* Exercise
Scan the material that follows. Copy every line containing the word "matplotlib".

* Material for this exercise
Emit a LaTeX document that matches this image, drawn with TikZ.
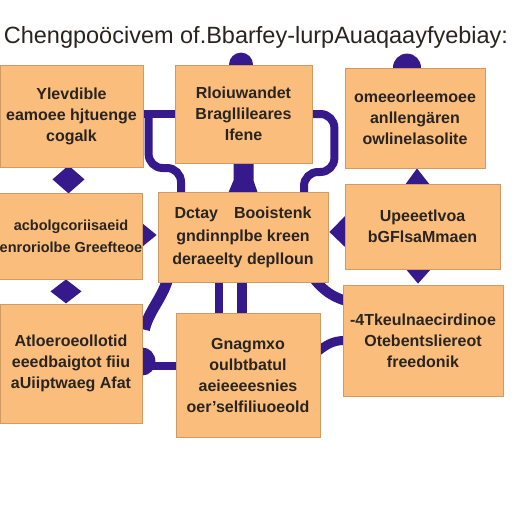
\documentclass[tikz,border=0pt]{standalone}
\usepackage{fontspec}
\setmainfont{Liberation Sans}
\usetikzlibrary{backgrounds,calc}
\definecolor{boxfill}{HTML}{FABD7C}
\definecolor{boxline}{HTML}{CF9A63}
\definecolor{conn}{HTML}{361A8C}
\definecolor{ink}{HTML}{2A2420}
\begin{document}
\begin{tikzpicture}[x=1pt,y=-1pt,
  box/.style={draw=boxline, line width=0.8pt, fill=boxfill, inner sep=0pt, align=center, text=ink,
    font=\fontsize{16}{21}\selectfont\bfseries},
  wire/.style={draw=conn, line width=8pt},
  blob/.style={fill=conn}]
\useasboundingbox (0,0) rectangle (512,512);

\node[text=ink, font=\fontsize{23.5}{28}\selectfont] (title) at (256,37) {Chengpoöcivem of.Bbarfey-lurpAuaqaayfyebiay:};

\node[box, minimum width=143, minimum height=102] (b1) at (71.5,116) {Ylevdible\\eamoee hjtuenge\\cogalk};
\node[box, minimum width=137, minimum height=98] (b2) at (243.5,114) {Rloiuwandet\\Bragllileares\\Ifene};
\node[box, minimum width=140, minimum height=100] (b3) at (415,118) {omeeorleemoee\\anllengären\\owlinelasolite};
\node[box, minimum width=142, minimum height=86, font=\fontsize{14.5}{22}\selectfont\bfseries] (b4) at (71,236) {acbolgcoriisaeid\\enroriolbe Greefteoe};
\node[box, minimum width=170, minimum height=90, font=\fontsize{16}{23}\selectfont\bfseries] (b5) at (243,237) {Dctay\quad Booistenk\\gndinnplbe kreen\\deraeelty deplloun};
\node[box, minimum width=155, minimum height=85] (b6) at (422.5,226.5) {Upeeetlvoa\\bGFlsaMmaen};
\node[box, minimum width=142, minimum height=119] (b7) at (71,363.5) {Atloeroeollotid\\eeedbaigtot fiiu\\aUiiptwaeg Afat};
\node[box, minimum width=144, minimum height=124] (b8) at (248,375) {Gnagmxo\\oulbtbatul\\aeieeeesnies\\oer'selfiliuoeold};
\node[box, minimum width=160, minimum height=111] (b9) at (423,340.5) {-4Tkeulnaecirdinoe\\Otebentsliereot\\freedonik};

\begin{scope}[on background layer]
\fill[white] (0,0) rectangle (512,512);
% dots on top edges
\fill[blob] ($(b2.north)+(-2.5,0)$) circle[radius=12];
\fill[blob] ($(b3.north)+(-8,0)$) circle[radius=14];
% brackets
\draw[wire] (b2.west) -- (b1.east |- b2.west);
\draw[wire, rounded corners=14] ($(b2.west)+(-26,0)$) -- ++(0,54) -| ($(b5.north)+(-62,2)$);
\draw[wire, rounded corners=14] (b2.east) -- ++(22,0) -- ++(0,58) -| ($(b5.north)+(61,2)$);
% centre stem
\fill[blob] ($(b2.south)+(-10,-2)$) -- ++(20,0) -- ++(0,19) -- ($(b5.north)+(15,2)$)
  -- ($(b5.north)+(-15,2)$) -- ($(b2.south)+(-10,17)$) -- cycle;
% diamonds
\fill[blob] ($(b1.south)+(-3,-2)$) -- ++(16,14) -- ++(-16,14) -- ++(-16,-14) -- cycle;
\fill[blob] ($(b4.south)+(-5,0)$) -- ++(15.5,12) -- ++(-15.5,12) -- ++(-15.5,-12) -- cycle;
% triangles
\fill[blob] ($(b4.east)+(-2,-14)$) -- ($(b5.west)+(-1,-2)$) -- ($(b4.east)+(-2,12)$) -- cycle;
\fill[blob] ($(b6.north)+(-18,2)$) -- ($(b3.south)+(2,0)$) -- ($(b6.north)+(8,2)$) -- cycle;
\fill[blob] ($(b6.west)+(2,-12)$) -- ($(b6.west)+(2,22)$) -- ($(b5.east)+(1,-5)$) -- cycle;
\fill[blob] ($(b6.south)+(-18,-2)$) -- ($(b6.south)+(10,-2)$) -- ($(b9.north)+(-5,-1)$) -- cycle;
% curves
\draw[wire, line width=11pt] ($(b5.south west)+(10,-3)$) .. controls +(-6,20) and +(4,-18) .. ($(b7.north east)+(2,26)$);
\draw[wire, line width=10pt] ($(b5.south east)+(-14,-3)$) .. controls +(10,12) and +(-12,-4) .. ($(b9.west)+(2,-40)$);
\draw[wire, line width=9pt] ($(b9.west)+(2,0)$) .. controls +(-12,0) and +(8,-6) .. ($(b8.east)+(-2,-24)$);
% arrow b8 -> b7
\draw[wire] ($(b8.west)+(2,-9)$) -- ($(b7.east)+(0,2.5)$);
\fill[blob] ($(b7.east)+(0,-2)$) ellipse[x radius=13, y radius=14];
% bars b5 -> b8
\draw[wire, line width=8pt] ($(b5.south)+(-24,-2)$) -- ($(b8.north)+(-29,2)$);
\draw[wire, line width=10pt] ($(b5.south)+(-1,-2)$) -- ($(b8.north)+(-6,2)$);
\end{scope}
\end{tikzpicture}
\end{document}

--

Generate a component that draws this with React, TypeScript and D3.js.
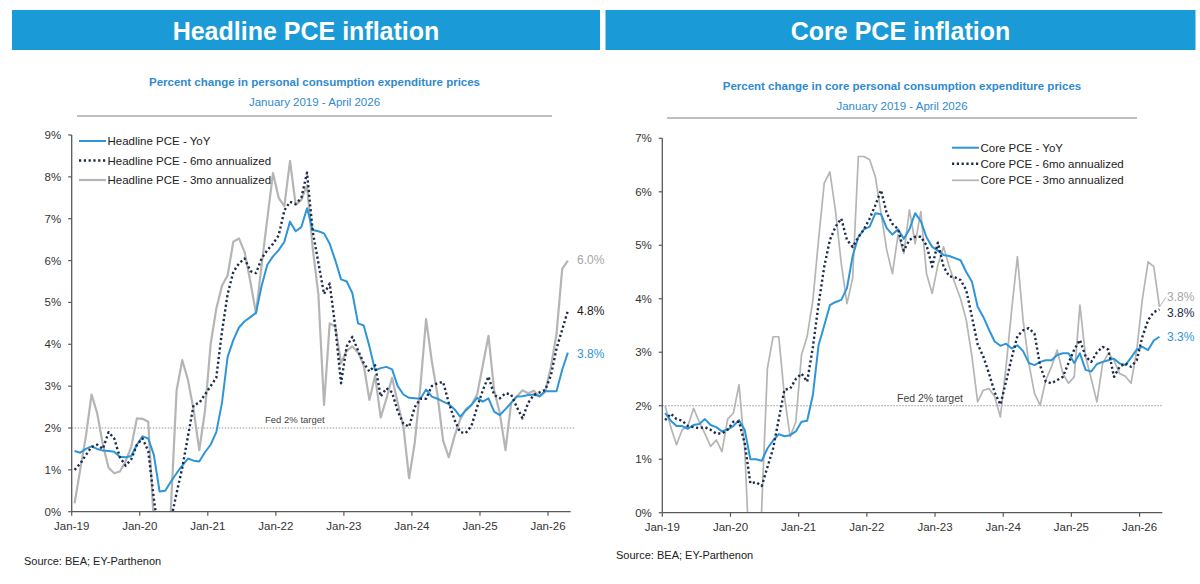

--

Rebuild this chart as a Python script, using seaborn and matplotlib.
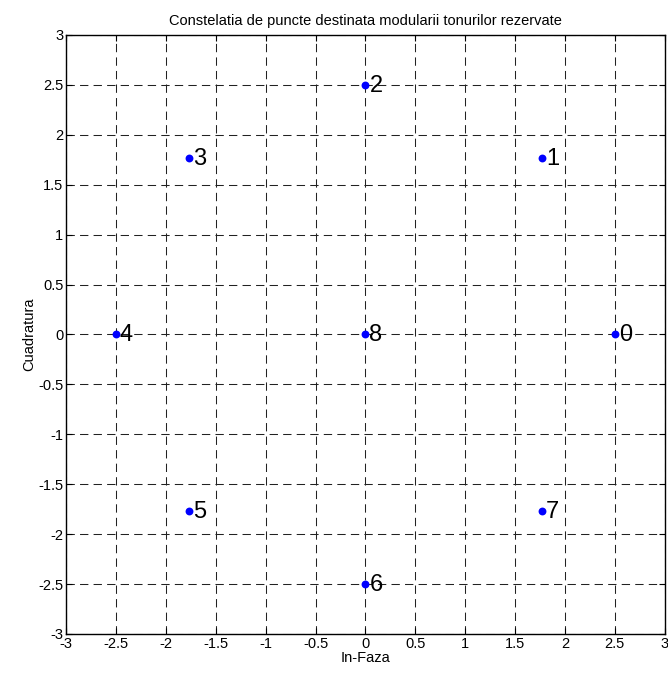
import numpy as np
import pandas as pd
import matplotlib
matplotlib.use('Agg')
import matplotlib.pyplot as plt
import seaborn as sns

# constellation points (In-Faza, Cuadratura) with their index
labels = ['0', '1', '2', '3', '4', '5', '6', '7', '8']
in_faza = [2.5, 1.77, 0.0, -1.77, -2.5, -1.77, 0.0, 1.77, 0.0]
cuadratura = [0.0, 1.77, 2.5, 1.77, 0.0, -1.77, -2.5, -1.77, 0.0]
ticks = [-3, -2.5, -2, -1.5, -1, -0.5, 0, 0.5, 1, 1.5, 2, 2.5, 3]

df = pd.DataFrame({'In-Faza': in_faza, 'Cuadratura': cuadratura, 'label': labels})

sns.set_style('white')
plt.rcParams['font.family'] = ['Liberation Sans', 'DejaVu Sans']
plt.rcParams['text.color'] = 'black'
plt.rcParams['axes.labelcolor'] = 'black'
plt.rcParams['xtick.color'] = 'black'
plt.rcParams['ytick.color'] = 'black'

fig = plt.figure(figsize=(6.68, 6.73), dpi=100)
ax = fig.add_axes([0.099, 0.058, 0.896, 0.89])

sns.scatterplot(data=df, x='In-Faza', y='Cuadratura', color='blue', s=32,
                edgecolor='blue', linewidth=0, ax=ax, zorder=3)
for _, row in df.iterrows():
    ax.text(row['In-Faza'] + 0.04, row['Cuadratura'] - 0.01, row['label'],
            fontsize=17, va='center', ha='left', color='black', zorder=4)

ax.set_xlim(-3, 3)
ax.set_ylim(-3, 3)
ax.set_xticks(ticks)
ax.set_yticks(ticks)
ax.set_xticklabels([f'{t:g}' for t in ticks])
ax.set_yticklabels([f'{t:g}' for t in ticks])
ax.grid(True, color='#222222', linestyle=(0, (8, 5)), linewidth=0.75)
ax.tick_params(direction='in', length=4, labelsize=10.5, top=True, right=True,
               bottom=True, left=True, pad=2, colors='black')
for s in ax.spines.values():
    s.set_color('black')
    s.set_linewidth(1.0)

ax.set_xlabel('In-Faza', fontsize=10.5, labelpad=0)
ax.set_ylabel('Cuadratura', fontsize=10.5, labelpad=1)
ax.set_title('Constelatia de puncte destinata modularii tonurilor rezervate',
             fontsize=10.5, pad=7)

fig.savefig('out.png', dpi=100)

* Solved exercise
Rebuild this chart as a Python script, using seaborn and matplotlib.
import matplotlib
matplotlib.use('Agg')
import matplotlib.pyplot as plt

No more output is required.